If you haven’t seen it, Bridesmaids is a character piece about Kristen Wiig’s Annie as much as anything. She’d lost her dream business (never open a bakery during a recession, we learn), is stuck in a dead-end job she hates and isn’t particularly good at, and her one romantic entanglement is with a narcissist who is incredibly bad at sex and insists on keeping things casual. When her childhood best friend gets married, it sends Wiig into a tailspin of insecurity. Chaos ensues, some of it due to bad luck (the food poisoning that leads to the street scene), some of it due to Wiig’s jealousy of Rudolph’s potential new best friend, the absurdly pretty and rich Rose Byrne. It all works out eventually, of course, but Bridesmaids doesn’t make it easy. Wiig and Annie Mumolo co-wrote the script, and they refuse to reduce the conflict between Wiig, Byrne and eventually Rudolph to any sort of “bitches, amirite?” simplicity. Wiig is so frozen by her own failure she can’t even get her brake lights fixed. We get less time with Byrne, but she too is being controlled by her own insecurities. The rest of the women in the cast don’t get caught up in the game the way they might in a more predictable movie; they have their own stuff going on. (As befits a goofy comedy, there’s not a “normal” person in the cast, and Bridesmaids is better for it.)

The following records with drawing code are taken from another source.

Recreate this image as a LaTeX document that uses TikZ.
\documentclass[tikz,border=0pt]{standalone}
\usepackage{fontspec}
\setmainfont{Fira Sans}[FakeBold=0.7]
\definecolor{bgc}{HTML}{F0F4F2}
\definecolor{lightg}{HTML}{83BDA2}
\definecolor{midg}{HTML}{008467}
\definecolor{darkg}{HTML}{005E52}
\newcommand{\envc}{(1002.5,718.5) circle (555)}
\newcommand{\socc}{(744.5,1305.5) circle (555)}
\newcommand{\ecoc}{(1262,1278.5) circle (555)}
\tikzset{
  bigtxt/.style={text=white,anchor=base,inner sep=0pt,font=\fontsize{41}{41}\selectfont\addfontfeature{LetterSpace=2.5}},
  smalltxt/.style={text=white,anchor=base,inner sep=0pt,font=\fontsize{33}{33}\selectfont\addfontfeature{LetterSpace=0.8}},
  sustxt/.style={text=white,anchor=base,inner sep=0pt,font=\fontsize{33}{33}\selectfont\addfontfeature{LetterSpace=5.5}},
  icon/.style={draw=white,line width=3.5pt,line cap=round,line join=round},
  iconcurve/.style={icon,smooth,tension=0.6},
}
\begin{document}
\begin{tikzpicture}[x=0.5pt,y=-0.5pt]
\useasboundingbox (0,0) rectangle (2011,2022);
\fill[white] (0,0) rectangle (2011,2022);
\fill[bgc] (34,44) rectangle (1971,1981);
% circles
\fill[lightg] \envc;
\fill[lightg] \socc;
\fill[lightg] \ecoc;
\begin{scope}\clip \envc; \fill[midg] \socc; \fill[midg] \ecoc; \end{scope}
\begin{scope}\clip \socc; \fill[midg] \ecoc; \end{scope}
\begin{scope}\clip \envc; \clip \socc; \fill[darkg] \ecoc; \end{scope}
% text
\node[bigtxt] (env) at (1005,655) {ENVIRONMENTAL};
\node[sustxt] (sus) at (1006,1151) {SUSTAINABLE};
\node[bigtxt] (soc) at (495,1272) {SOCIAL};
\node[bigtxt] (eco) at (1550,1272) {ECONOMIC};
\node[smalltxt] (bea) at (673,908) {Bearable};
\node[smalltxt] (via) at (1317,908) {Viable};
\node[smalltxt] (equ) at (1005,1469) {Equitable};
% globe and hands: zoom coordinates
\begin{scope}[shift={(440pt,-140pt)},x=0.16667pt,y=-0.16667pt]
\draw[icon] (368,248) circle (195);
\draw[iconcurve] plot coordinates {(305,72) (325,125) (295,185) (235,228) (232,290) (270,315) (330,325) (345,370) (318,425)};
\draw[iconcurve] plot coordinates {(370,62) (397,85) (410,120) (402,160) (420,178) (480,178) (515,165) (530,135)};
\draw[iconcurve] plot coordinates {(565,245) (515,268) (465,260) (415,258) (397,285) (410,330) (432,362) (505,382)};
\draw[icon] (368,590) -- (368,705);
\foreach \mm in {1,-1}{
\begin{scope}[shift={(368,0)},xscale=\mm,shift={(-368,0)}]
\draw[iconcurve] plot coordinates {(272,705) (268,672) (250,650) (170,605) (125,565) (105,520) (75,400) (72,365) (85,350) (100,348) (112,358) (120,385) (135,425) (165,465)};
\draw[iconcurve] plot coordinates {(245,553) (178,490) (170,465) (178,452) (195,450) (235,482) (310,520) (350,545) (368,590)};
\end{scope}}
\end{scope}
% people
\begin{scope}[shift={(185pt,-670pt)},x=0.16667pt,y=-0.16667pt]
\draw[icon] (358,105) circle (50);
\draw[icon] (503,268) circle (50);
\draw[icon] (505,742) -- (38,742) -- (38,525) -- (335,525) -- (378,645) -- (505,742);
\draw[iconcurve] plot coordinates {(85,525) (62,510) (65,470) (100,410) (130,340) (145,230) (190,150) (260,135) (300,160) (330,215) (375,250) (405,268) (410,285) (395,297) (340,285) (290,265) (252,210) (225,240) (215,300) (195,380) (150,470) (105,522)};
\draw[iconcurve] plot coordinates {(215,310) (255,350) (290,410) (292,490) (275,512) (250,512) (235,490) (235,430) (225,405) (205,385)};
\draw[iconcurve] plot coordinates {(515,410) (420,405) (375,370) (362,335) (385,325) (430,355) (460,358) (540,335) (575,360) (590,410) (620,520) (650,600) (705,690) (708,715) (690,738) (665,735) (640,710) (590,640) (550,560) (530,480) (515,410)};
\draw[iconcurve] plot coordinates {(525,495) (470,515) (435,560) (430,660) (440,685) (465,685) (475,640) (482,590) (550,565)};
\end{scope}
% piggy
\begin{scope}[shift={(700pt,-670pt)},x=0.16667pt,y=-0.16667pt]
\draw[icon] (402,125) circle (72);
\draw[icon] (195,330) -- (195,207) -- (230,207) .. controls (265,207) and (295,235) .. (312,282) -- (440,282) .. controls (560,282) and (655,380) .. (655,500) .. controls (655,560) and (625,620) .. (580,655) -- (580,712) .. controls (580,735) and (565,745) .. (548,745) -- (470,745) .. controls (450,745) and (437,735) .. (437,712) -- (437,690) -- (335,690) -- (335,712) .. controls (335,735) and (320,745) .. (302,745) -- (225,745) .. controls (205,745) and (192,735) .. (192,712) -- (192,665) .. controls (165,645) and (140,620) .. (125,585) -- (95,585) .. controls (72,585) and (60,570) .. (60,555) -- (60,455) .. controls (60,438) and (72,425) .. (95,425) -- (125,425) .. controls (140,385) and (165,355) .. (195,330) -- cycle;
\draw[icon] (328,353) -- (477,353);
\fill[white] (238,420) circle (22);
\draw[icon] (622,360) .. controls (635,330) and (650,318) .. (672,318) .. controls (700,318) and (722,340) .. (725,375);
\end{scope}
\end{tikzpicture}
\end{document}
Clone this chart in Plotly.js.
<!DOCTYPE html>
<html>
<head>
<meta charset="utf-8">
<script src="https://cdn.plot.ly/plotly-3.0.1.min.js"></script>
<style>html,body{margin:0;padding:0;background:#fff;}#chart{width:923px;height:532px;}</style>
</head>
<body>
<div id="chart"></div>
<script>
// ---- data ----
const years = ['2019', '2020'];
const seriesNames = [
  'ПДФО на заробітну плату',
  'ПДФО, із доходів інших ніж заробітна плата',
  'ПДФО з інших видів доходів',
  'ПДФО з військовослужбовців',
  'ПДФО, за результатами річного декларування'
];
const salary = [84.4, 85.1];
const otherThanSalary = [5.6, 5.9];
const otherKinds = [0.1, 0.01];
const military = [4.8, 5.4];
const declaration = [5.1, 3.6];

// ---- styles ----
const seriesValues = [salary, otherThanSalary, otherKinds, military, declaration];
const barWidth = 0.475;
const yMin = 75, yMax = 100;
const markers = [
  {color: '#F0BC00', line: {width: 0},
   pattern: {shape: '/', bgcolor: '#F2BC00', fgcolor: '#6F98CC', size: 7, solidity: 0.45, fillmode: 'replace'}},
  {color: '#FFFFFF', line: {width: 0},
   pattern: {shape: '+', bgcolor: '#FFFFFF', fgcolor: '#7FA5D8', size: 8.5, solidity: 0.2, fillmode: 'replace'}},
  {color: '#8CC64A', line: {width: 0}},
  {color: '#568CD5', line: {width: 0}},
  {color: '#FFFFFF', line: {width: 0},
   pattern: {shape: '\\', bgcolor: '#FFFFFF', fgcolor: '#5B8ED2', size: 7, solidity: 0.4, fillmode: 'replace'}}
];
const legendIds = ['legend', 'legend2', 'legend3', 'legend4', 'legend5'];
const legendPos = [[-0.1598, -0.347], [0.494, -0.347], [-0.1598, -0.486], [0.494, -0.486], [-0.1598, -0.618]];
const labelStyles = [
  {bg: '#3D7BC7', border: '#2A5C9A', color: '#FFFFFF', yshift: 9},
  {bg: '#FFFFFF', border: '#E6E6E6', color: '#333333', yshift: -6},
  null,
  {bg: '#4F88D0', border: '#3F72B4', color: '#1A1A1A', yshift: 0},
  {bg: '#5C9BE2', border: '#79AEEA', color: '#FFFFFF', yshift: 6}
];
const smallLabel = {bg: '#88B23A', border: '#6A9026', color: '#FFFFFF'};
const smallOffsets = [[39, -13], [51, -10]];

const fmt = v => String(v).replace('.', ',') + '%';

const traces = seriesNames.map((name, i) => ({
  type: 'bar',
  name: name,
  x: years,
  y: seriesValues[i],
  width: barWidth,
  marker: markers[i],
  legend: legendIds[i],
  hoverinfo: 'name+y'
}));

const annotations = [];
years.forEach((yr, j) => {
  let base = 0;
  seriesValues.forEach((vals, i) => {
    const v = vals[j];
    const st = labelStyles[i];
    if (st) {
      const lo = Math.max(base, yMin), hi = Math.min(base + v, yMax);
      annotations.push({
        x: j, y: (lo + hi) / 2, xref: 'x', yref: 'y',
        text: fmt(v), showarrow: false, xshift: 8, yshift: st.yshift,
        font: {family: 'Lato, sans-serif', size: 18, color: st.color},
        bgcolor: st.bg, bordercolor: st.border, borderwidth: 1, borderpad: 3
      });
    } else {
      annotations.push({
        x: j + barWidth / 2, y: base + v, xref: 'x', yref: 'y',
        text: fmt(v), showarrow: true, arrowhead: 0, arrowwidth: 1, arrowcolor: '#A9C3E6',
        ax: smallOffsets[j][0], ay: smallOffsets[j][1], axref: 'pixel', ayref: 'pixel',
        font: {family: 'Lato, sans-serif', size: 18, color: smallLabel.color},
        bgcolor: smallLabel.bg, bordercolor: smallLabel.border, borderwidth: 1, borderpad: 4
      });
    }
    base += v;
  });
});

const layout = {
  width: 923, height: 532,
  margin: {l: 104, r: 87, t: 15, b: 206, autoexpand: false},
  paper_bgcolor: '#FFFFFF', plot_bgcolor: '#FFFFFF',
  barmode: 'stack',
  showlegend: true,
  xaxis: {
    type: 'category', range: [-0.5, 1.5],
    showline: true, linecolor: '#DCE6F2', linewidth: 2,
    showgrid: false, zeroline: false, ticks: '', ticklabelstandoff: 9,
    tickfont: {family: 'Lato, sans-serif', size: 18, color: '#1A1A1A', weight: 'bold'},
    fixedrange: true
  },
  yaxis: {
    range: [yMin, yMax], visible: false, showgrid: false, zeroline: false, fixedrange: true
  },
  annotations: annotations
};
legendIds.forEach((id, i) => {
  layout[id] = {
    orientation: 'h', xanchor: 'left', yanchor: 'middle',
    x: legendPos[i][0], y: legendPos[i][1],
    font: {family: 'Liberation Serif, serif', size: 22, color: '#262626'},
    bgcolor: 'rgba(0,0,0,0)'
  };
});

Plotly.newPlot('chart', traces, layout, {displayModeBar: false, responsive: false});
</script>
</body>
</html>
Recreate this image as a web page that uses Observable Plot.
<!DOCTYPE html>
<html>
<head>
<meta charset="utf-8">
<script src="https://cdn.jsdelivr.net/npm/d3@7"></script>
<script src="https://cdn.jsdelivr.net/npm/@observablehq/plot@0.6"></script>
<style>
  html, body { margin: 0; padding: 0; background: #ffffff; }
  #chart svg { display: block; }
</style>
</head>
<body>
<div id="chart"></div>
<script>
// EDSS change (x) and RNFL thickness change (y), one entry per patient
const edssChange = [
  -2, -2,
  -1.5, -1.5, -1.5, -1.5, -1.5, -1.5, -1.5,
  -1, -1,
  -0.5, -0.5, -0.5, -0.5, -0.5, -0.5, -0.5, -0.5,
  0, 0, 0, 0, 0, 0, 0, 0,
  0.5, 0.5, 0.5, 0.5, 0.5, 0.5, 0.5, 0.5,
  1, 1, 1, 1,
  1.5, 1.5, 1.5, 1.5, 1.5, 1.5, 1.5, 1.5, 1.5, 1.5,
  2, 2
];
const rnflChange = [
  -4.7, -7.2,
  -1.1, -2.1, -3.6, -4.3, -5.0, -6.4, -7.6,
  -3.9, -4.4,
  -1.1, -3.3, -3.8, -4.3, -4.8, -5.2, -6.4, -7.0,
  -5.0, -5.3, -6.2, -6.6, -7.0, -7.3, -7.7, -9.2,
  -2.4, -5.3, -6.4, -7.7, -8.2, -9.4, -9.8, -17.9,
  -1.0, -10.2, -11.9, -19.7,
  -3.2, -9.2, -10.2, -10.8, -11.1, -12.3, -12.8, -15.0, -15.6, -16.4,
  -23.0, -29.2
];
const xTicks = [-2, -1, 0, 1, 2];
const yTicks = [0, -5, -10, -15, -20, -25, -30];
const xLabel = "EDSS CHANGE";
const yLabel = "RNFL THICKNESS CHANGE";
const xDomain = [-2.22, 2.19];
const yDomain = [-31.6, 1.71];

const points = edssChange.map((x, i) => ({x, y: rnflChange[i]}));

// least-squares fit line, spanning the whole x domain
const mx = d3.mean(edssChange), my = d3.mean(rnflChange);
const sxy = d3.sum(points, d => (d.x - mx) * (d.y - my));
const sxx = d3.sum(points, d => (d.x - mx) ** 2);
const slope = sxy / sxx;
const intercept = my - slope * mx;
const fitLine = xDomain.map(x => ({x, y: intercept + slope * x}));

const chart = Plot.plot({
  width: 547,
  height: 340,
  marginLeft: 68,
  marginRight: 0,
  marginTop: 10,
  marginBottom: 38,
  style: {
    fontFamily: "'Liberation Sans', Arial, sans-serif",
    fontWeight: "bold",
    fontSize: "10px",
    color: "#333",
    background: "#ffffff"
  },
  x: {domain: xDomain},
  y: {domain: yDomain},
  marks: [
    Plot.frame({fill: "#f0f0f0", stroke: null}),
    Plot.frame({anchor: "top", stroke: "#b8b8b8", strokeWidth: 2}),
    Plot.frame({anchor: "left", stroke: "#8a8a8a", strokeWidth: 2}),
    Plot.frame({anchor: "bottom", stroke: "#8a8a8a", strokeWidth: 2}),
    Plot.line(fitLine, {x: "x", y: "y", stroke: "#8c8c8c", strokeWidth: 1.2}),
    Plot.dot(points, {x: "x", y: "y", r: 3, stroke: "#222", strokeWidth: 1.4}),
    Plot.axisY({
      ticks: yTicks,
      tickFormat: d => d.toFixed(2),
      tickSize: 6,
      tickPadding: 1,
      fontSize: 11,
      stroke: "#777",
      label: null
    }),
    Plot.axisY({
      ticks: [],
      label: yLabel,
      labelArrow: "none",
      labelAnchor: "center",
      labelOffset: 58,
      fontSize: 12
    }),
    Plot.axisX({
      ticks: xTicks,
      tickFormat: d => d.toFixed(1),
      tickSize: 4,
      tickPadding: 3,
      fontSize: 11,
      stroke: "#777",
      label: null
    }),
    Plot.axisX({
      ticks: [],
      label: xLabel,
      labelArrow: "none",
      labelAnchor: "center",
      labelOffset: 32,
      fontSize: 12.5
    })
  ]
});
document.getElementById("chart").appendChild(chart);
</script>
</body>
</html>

Bridesmaids may have given us women shitting in the street, but it took The Help to give us women literally eating shit. The Help is a drama (or dramedy, depending on who you ask), but it goes for laughs as broad as Bridesmaids’, treating that contaminated pie like the absolute height of hilarity. The rest of the movie is, as they say, not much better. Director-screenwriter Tate Taylor creates a cast of characters only slightly more dimensional than paper dolls. Most of the white women are insecure, grasping, petty tyrants; the Black maids are allowed a greater range of emotion, but are still all too often thrust into the limited role of frustrated martyrs.
The only relationship that feels genuine is between Jessica Chastain, another isolated rich woman (there really was something in the air in 2011) and Octavia Spencer, both relative outsiders who find companionship by breaking their society’s rules. The Help tries to say something about how white women in the South — who’ve lost power over their own lives to the patriarchy around them — exercise their frustration by becoming petty tyrants to the people they do have power over, but the movie’s not deft enough to make much of a case. A better writer (perhaps someone who wasn’t male, and wasn’t white…just a thought) might have pulled at the threads of the Chastain-Spencer relationship and created something more real. But maybe they would have been wiser still and skipped the project altogether.
In the end, it’s the lowbrow comedy with public shitting that honors its characters and allows women to be real and complicated. Go figure.